- **Given information**:
- - - - -
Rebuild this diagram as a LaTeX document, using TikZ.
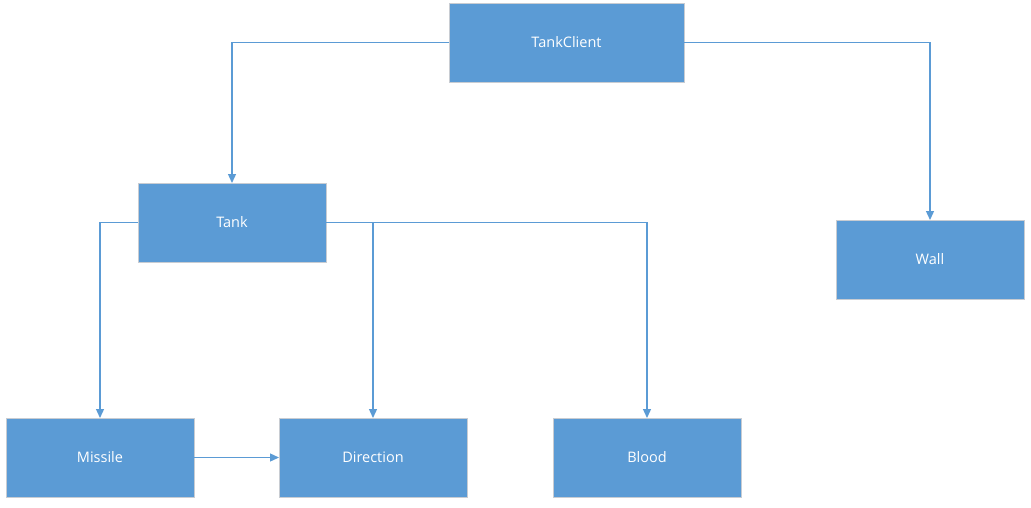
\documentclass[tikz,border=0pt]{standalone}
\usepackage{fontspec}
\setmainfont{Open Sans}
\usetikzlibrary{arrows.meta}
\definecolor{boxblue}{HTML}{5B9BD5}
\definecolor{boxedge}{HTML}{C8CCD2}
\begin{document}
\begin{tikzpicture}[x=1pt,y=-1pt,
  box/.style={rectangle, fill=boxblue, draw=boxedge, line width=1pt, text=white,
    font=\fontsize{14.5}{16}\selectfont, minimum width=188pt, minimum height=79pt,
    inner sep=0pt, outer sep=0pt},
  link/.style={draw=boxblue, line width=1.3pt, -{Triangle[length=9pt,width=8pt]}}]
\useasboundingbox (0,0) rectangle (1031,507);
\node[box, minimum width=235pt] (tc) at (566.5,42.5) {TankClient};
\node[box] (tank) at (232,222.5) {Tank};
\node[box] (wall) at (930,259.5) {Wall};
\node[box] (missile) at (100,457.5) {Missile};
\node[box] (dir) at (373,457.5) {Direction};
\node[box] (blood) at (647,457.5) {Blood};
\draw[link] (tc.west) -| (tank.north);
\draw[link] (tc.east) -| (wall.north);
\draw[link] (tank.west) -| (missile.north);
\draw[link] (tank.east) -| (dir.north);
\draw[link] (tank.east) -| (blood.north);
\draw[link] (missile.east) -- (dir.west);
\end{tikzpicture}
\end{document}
- - - - -
- **Written instruction**:
Without including any picture, repeat the data exactly.

- **Solution to this problem**:
Rebuild this diagram as a LaTeX document, using TikZ.
\documentclass[tikz,border=0pt]{standalone}
\usepackage{fontspec}
\setmainfont{Open Sans}
\usetikzlibrary{arrows.meta}
\definecolor{boxblue}{HTML}{5B9BD5}
\definecolor{boxedge}{HTML}{C8CCD2}
\begin{document}
\begin{tikzpicture}[x=1pt,y=-1pt,
  box/.style={rectangle, fill=boxblue, draw=boxedge, line width=1pt, text=white,
    font=\fontsize{14.5}{16}\selectfont, minimum width=188pt, minimum height=79pt,
    inner sep=0pt, outer sep=0pt},
  link/.style={draw=boxblue, line width=1.3pt, -{Triangle[length=9pt,width=8pt]}}]
\useasboundingbox (0,0) rectangle (1031,507);
\node[box, minimum width=235pt] (tc) at (566.5,42.5) {TankClient};
\node[box] (tank) at (232,222.5) {Tank};
\node[box] (wall) at (930,259.5) {Wall};
\node[box] (missile) at (100,457.5) {Missile};
\node[box] (dir) at (373,457.5) {Direction};
\node[box] (blood) at (647,457.5) {Blood};
\draw[link] (tc.west) -| (tank.north);
\draw[link] (tc.east) -| (wall.north);
\draw[link] (tank.west) -| (missile.north);
\draw[link] (tank.east) -| (dir.north);
\draw[link] (tank.east) -| (blood.north);
\draw[link] (missile.east) -- (dir.west);
\end{tikzpicture}
\end{document}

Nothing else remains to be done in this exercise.